Lawrence area Boy Scouts joined their counterparts around the world Wednesday as they celebrated the 100th birthday of the Boy Scouts organization.
Dozens of Scouts from the Boy Scouts of America Pelathe District and their adult leaders gathered on the sidewalk at Ninth and Massachusetts streets for an 8 a.m. celebration. Called the "Scouting Sunrise," the event was repeated by Scouts worldwide to mark the dawn of a new century of scouting.
"Scouting has a long tradition in the Pelathe district," said Glen Sharp, district chairman and senior adult volunteer.
Before the Scouts cut into a large birthday cake, Lawrence Mayor Sue Hack commended the Scout leaders.
"Thank you for caring about our youth and their development into young men and women," she said.
The district includes 1,400 Scouts from Lawrence, Baldwin City, Eudora, Lecompton and Linwood. That includes Cub Scouts and those in the Venture program, a coed Scout program for youths 14 to 20 years old that emphasizes high adventure sports such as canoeing.
Scouting began in England in 1907 when organizer Robert Baden-Powell started teaching youths how to pitch tents, build shelters, read a compass and cook in the wilderness. By 1910, scouting had spread to the United States.
"It caught on like a wildfire," said Pat Donahue, a Scout leader, who attended the celebration dressed as Baden-Powell.
Today, there are more than 28 million Scouts in 216 countries.
The first Lawrence Scout troops were formed about 1920, Sharp said. Much has changed since then. Wilderness survival is still taught, but Scouts no longer cut trees to build lean-to shelters. They use tents almost exclusively.
"We've become a more ecologically friendly Scouting program," Sharp said. "We used to use campfires for cooking, but now because of concern about leaving no trace in the wilderness, we use liquid gas or propane gas to cook with."
Scouting programs still train men and women to be leaders, Sharp said.
"That has not changed and never will change," he said.
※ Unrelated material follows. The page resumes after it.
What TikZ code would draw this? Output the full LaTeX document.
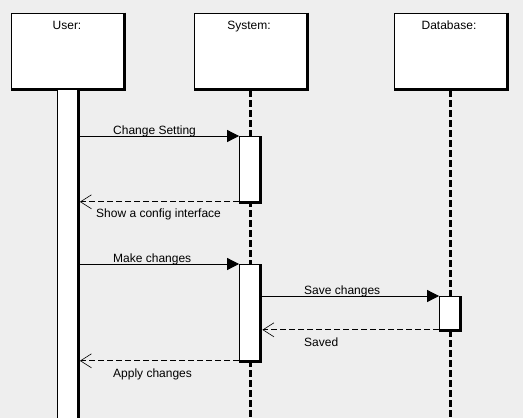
\documentclass[tikz,border=0pt]{standalone}
\usepackage{fontspec}
\setmainfont{Liberation Sans}
\usetikzlibrary{arrows.meta}
\definecolor{bg}{HTML}{EEEEEE}
\begin{document}
\begin{tikzpicture}[x=1pt,y=-1pt,
 objbox/.style={draw, fill=white, line width=0.8pt, minimum width=112pt, minimum height=75pt, inner sep=0},
 actbox/.style={draw, fill=white, line width=0.8pt, minimum width=21pt, inner sep=0, anchor=north},
 shadowline/.style={line width=3pt},
 life/.style={line width=3pt, dash pattern=on 7pt off 3pt},
 msg/.style={line width=0.8pt, -{Triangle[length=12pt,width=12pt]}},
 ret/.style={line width=0.8pt, dash pattern=on 6pt off 3pt, -{Straight Barb[length=11pt,width=14pt,line width=0.6pt]}},
 txt/.style={inner sep=0, font=\fontsize{12pt}{14pt}\selectfont},
 lbl/.style={txt, anchor=base west}]

\fill[bg] (0,0) rectangle (523,418);
\useasboundingbox (0,0) rectangle (523,418);
\coordinate (bot) at (0,418);

% object boxes
\node[objbox] (user) at (67,50.5) {};
\node[objbox] (system) at (250,50.5) {};
\node[objbox] (db) at (450,50.5) {};
\foreach \n in {user,system,db}{
  \draw[shadowline] ([xshift=1pt]\n.north east) -- ([xshift=1pt,yshift=-1pt]\n.south east) -- ([yshift=-1pt]\n.south west);
}
\node[txt, anchor=base] (tuser) at (67,29) {User:};
\node[txt, anchor=base] (tsystem) at (249,29) {System:};
\node[txt, anchor=base] (tdb) at (449,29) {Database:};

% lifelines
\draw[life] ([yshift=-2pt]system.south) -- (system.south |- bot);
\draw[life] ([yshift=-2pt]db.south) -- (db.south |- bot);

% user activation bar
\node[actbox, minimum height=340pt] (ubar) at (67.5,89) {};
\draw[shadowline] (ubar.north east) -- (ubar.south east);

% activations
\node[actbox, minimum height=65pt] (a1) at (250,136) {};
\node[actbox, minimum height=96pt] (a2) at (250,264) {};
\node[actbox, minimum height=33pt] (a3) at (450,296) {};
\foreach \n in {a1,a2,a3}{
  \draw[shadowline] (\n.north east) -- ([yshift=-1pt]\n.south east) -- ([yshift=-1pt]\n.south west);
}

% messages
\draw[msg] (ubar.east |- a1.north) -- (a1.north west);
\draw[ret] (a1.south west) -- ([xshift=1.5pt]ubar.east |- a1.south);
\draw[msg] (ubar.east |- a2.north) -- (a2.north west);
\draw[msg] ([xshift=1.5pt]a2.east |- a3.north) -- (a3.north west);
\draw[ret] (a3.south west) -- ([xshift=1.5pt]a2.east |- a3.south);
\draw[ret] (a2.south west) -- ([xshift=1.5pt]ubar.east |- a2.south);

% labels
\node[lbl] (l1) at (113,134) {Change Setting};
\node[lbl] (l2) at (96,217) {Show a config interface};
\node[lbl] (l3) at (113,262) {Make changes};
\node[lbl] (l4) at (304,294) {Save changes};
\node[lbl] (l5) at (304,346) {Saved};
\node[lbl] (l6) at (113,377) {Apply changes};
\end{tikzpicture}
\end{document}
Missourian Gerald Vogelsang watched the ceremony while visiting relatives in Lawrence. The 78-year-old has been involved with Scouting for 58 years. As a Scout during World War II, he wore a steel helmet and a special patch that allowed him to deliver messages when cities were blacked out at night.
"You had to know your way around in the dark," he said.
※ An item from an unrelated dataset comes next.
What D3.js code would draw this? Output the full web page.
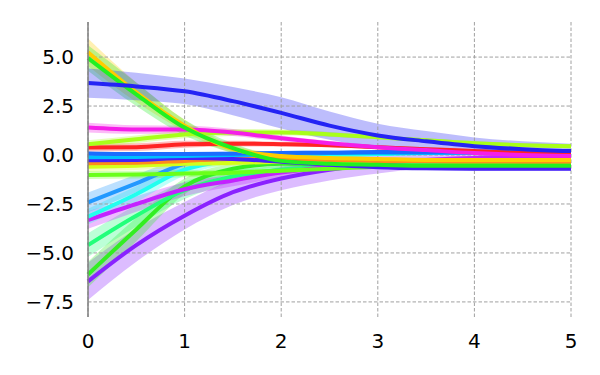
<!DOCTYPE html>
<html>
<head>
<meta charset="utf-8">
<script src="https://cdn.jsdelivr.net/npm/d3@7"></script>
<style>
  body { margin: 0; background: #fff; }
  svg { display: block; font-family: "DejaVu Sans", sans-serif; }
</style>
</head>
<body>
<div id="chart"></div>
<script>
// sample positions along the x axis
var xs = [0, 0.5, 1, 1.5, 2, 2.5, 3, 3.5, 4, 4.5, 5];

// series means
var gold       = [5.25, 3.2, 1.5, 0.3, -0.05, -0.15, -0.2, -0.25, -0.25, -0.25, -0.25];
var green      = [4.95, 3.1, 1.4, 0.35, -0.3, -0.45, -0.5, -0.55, -0.55, -0.55, -0.55];
var blue       = [3.67, 3.5, 3.25, 2.75, 2.15, 1.5, 1.0, 0.7, 0.45, 0.3, 0.2];
var magenta    = [1.4, 1.3, 1.3, 1.15, 0.85, 0.6, 0.4, 0.25, 0.1, 0.0, -0.05];
var chartreuse = [0.55, 0.8, 1.05, 1.15, 1.15, 1.05, 0.9, 0.75, 0.6, 0.5, 0.45];
var red        = [0.38, 0.4, 0.55, 0.58, 0.55, 0.5, 0.4, 0.3, 0.2, 0.1, 0.05];
var royal      = [0.08, 0.05, 0.05, 0.07, 0.1, 0.12, 0.15, 0.15, 0.17, 0.18, 0.2];
var azure      = [-0.12, -0.1, -0.05, 0.0, 0.05, 0.1, 0.1, 0.12, 0.15, 0.15, 0.15];
var indigo     = [-0.27, -0.25, -0.15, -0.2, -0.35, -0.5, -0.62, -0.68, -0.7, -0.7, -0.7];
var orange     = [-0.42, -0.4, -0.3, -0.2, -0.2, -0.25, -0.3, -0.32, -0.33, -0.34, -0.35];
var lime       = [-0.6, -0.55, -0.45, -0.4, -0.35, -0.3, -0.3, -0.3, -0.3, -0.3, -0.3];
var leaf       = [-1.02, -1.0, -0.95, -0.9, -0.8, -0.7, -0.6, -0.55, -0.5, -0.5, -0.5];
var dodger     = [-2.42, -1.45, -0.45, -0.1, 0.05, 0.1, 0.1, 0.1, 0.1, 0.1, 0.1];
var cyan       = [-3.15, -2.0, -0.75, -0.25, -0.05, 0.0, 0.05, 0.1, 0.1, 0.12, 0.15];
var violet     = [-3.32, -2.5, -1.75, -1.3, -0.9, -0.6, -0.4, -0.25, -0.15, -0.1, -0.05];
var spring     = [-4.6, -3.1, -1.8, -1.1, -0.75, -0.6, -0.5, -0.45, -0.4, -0.4, -0.4];
var grass      = [-6.1, -3.8, -1.6, -0.7, -0.45, -0.45, -0.5, -0.5, -0.5, -0.5, -0.5];
var purple     = [-6.45, -4.6, -3.1, -1.9, -1.2, -0.75, -0.45, -0.3, -0.2, -0.12, -0.08];

// band half-widths for each series
var goldBand       = [0.7, 0.5, 0.3, 0.2, 0.15, 0.12, 0.1, 0.1, 0.1, 0.1, 0.1];
var greenBand      = [0.65, 0.6, 0.4, 0.25, 0.2, 0.15, 0.12, 0.1, 0.1, 0.1, 0.1];
var blueBand       = [0.75, 0.7, 0.65, 0.72, 0.8, 0.72, 0.6, 0.52, 0.45, 0.4, 0.38];
var magentaBand    = [0.25, 0.22, 0.2, 0.18, 0.15, 0.12, 0.1, 0.1, 0.1, 0.1, 0.1];
var chartreuseBand = [0.2, 0.2, 0.2, 0.18, 0.15, 0.12, 0.1, 0.1, 0.1, 0.1, 0.1];
var redBand        = [0.2, 0.2, 0.18, 0.15, 0.12, 0.1, 0.1, 0.1, 0.1, 0.1, 0.1];
var royalBand      = [0.1, 0.1, 0.1, 0.1, 0.1, 0.1, 0.1, 0.1, 0.1, 0.1, 0.1];
var azureBand      = [0.1, 0.1, 0.1, 0.1, 0.1, 0.1, 0.1, 0.1, 0.1, 0.1, 0.1];
var indigoBand     = [0.1, 0.1, 0.1, 0.1, 0.1, 0.1, 0.1, 0.1, 0.1, 0.1, 0.1];
var orangeBand     = [0.15, 0.15, 0.12, 0.1, 0.1, 0.1, 0.1, 0.1, 0.1, 0.1, 0.1];
var limeBand       = [0.25, 0.22, 0.2, 0.15, 0.12, 0.1, 0.1, 0.1, 0.1, 0.1, 0.1];
var leafBand       = [0.2, 0.2, 0.18, 0.15, 0.12, 0.1, 0.1, 0.1, 0.1, 0.1, 0.1];
var dodgerBand     = [0.5, 0.45, 0.3, 0.2, 0.15, 0.12, 0.1, 0.1, 0.1, 0.1, 0.1];
var cyanBand       = [0.4, 0.4, 0.3, 0.2, 0.15, 0.12, 0.1, 0.1, 0.1, 0.1, 0.1];
var violetBand     = [0.45, 0.4, 0.35, 0.3, 0.25, 0.2, 0.15, 0.12, 0.1, 0.1, 0.1];
var springBand     = [0.6, 0.55, 0.45, 0.3, 0.2, 0.15, 0.12, 0.1, 0.1, 0.1, 0.1];
var grassBand      = [0.65, 0.6, 0.4, 0.25, 0.2, 0.15, 0.12, 0.1, 0.1, 0.1, 0.1];
var purpleBand     = [0.95, 0.85, 0.7, 0.65, 0.6, 0.55, 0.5, 0.35, 0.25, 0.18, 0.15];

var xTicks = [0, 1, 2, 3, 4, 5];
var yTicks = [-7.5, -5.0, -2.5, 0.0, 2.5, 5.0];

var series = [
  {color: "#8a22ff", mean: purple,     band: purpleBand},
  {color: "#33ee22", mean: grass,      band: grassBand},
  {color: "#22ff7a", mean: spring,     band: springBand},
  {color: "#c422ff", mean: violet,     band: violetBand},
  {color: "#22ffee", mean: cyan,       band: cyanBand},
  {color: "#2299ff", mean: dodger,     band: dodgerBand},
  {color: "#6aff1a", mean: leaf,       band: leafBand},
  {color: "#d4ff1a", mean: lime,       band: limeBand},
  {color: "#ff8c1a", mean: orange,     band: orangeBand},
  {color: "#4422f8", mean: indigo,     band: indigoBand},
  {color: "#00c0ff", mean: azure,      band: azureBand},
  {color: "#1a6dff", mean: royal,      band: royalBand},
  {color: "#ff2424", mean: red,        band: redBand},
  {color: "#a8ff1a", mean: chartreuse, band: chartreuseBand},
  {color: "#f51ee8", mean: magenta,    band: magentaBand},
  {color: "#ffcc00", mean: gold,       band: goldBand},
  {color: "#22f022", mean: green,      band: greenBand},
  {color: "#2424f4", mean: blue,       band: blueBand}
];

var margin = {top: 22, right: 29, bottom: 58, left: 88},
    width = 600 - margin.left - margin.right,
    height = 375 - margin.top - margin.bottom;

var x = d3.scaleLinear().domain([0, 5]).range([0, width]);
var y = d3.scaleLinear().domain([-8.27, 6.79]).range([height, 0]);

var svg = d3.select("#chart").append("svg")
    .attr("width", width + margin.left + margin.right)
    .attr("height", height + margin.top + margin.bottom)
  .append("g")
    .attr("transform", "translate(" + margin.left + "," + margin.top + ")");

var area = d3.area()
    .x(function(d) { return x(d.x); })
    .y0(function(d) { return y(d.m - d.b); })
    .y1(function(d) { return y(d.m + d.b); })
    .curve(d3.curveMonotoneX);

var line = d3.line()
    .x(function(d) { return x(d.x); })
    .y(function(d) { return y(d.m); })
    .curve(d3.curveMonotoneX);

function points(s) {
  return xs.map(function(v, i) { return {x: v, m: s.mean[i], b: s.band[i]}; });
}

// shaded bands
svg.append("g").selectAll("path")
    .data(series)
    .enter().append("path")
    .attr("d", function(s) { return area(points(s)); })
    .attr("fill", function(s) { return s.color; })
    .attr("fill-opacity", 0.3)
    .attr("stroke", "none");

// grid
svg.append("g").selectAll("line")
    .data(yTicks)
    .enter().append("line")
    .attr("x1", 0).attr("x2", width)
    .attr("y1", function(d) { return y(d); })
    .attr("y2", function(d) { return y(d); })
    .attr("stroke", "#a0a0a0")
    .attr("stroke-width", 1)
    .attr("stroke-dasharray", "3.5,2");

svg.append("g").selectAll("line")
    .data(xTicks)
    .enter().append("line")
    .attr("x1", function(d) { return x(d); })
    .attr("x2", function(d) { return x(d); })
    .attr("y1", 0).attr("y2", height)
    .attr("stroke", "#a0a0a0")
    .attr("stroke-width", 1)
    .attr("stroke-dasharray", "3.5,2");

// mean lines
svg.append("g").selectAll("path")
    .data(series)
    .enter().append("path")
    .attr("d", function(s) { return line(points(s)); })
    .attr("fill", "none")
    .attr("stroke", function(s) { return s.color; })
    .attr("stroke-width", 4);

// left spine
svg.append("line")
    .attr("x1", 0).attr("x2", 0)
    .attr("y1", 0).attr("y2", height)
    .attr("stroke", "#808080")
    .attr("stroke-width", 1.5);

// tick labels
var fmt = function(d) { return d3.format(".1f")(d).replace("-", "\u2212"); };

svg.append("g").selectAll("text")
    .data(yTicks)
    .enter().append("text")
    .attr("x", -14)
    .attr("y", function(d) { return y(d); })
    .attr("dy", "0.36em")
    .attr("text-anchor", "end")
    .attr("font-size", "20px")
    .attr("fill", "#000")
    .text(fmt);

svg.append("g").selectAll("text")
    .data(xTicks)
    .enter().append("text")
    .attr("x", function(d) { return x(d); })
    .attr("y", height + 31)
    .attr("text-anchor", "middle")
    .attr("font-size", "20px")
    .attr("fill", "#000")
    .text(function(d) { return d; });
</script>
</body>
</html>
Scouting hasn't lost its luster, said two Lawrence Scouts.
Christy Howard, 19, has been in the Venture program for nearly six years. She wears her Ranger badge pinned to her uniform. Earning the badge is similar to the Eagle Scout ranking and means she is an expert outdoorswoman, Sharp said.
"I love doing all the stuff my brother did," she said. "I like camping and being outside."
Camping also appeals to Reid Williams, 12, a second-year Scout.
"I like being able to do things on your own - not like having your parents hovering around you like they do in Cub Scouts," he said. "You have a lot more freedom."